Text
“The astonishing thing about prayer is our inability to accept that if we have need of it, as we do, then because of God’s goodness, it cannot be something that is difficult. Accept that God is good and that our relationship with Him is prayer and you must conclude that prayer is an act of the utmost simplicity. Yet so many people seem to feel that there is some mysterious method, some way in that others know, but they do not. ‘Knock and it shall be opened to you’: they seem to believe that it needs some sort of Masonic knock and their own humble tapping will go unnoticed. What kind of God thinks of tricks, lays down arcane rules, makes things difficult ? God wants to love us and to give Himself. He wants to draw us to Himself, strengthen us, and infuse His peace. The humblest, most modest, almost imperceptible rubbing of our fingers on the door, and it flies open. Prayer is the last thing we should feel discouraged about. It concerns nobody except God – always longing only to give Himself to us in love – and my own decision. And that too is God’s, ‘who works in us to will and to effect’. In a very true sense, there is nothing more to say about prayer, ‘the simplest thing out.’”
Commentary
I have been a monk for nearly half a century and during that time have read many books on prayer. I have gone through many moods, techniques and commentaries while reading the accounts of the experiences of these women and men with God, ancient and modern, Jewish, Christian and Muslim. But none of them suited me as well as this passage from Sister Wendy Beckett, the contemplative nun in Norfolk, England, made famous by her television programmes on art. She summed it up so well in her book: this passage I found one of the most powerful. Her writings are compelling because they come from the pen of one who will spend several hours in prayer during the night and seeks always to live in a perpetual state of awareness of God’s presence, a God closer to us than our jugular vein, as the Holy Qur’an expresses it.

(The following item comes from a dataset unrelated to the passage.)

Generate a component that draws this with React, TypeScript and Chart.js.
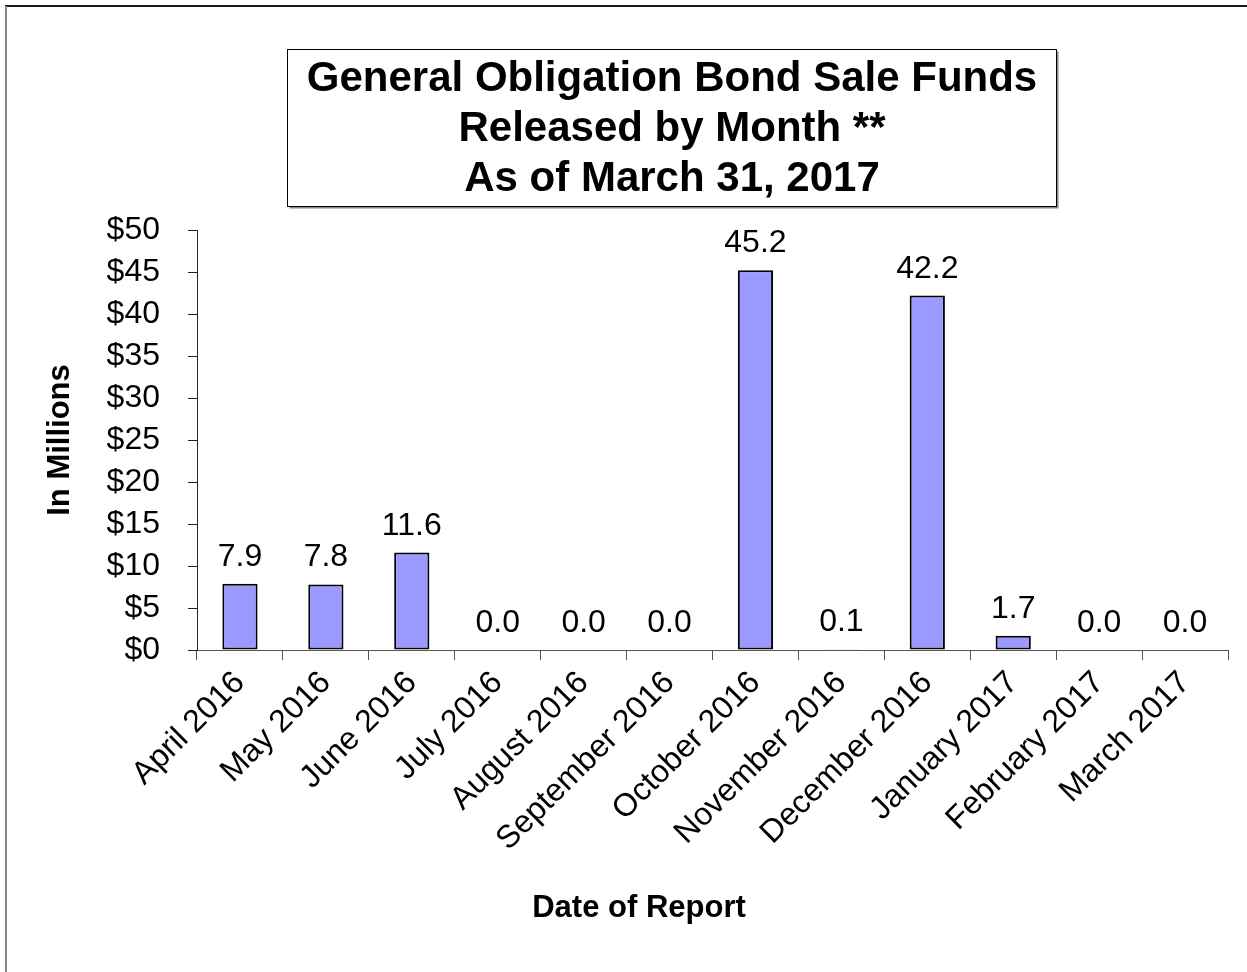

Its simplicity results from making one fundamental choice. Am I the centre of my world, or is there a transcendent being, a God Who is Love seeking to relate with me, whom I should seek?
For some the world is full of entertaining distractions and ‘religion’ becomes the solution in all its formalised superficiality. For the vast majority each day brings problems of coping with life in family, in community and, indeed, discovering one’s true self.
To seek God, to engage with the ‘bigger picture’ requires giving time, as often as is practical. The spiritual life is not like a visit to the supermarket. It starts with oneself, and, by means of silence or a text, empowers a desire to find that deeper meaning, that context which has no limits and that identity which is ‘me’ seen in the mirror of the Other. Once found the rest is as easy as Sister Wendy describes, shown by the utter simplicity of the ‘technique’. Once the habit is established the effect spills over into the rest of the day, now lived with an awareness of being present to God and remembering the sense beyond words, the affirmation beyond embracing, which form the backdrop of this new identity: a sign a relationship with God has been established. I suspect there are billions of contemplatives in our world. Might they be under threat from social networking?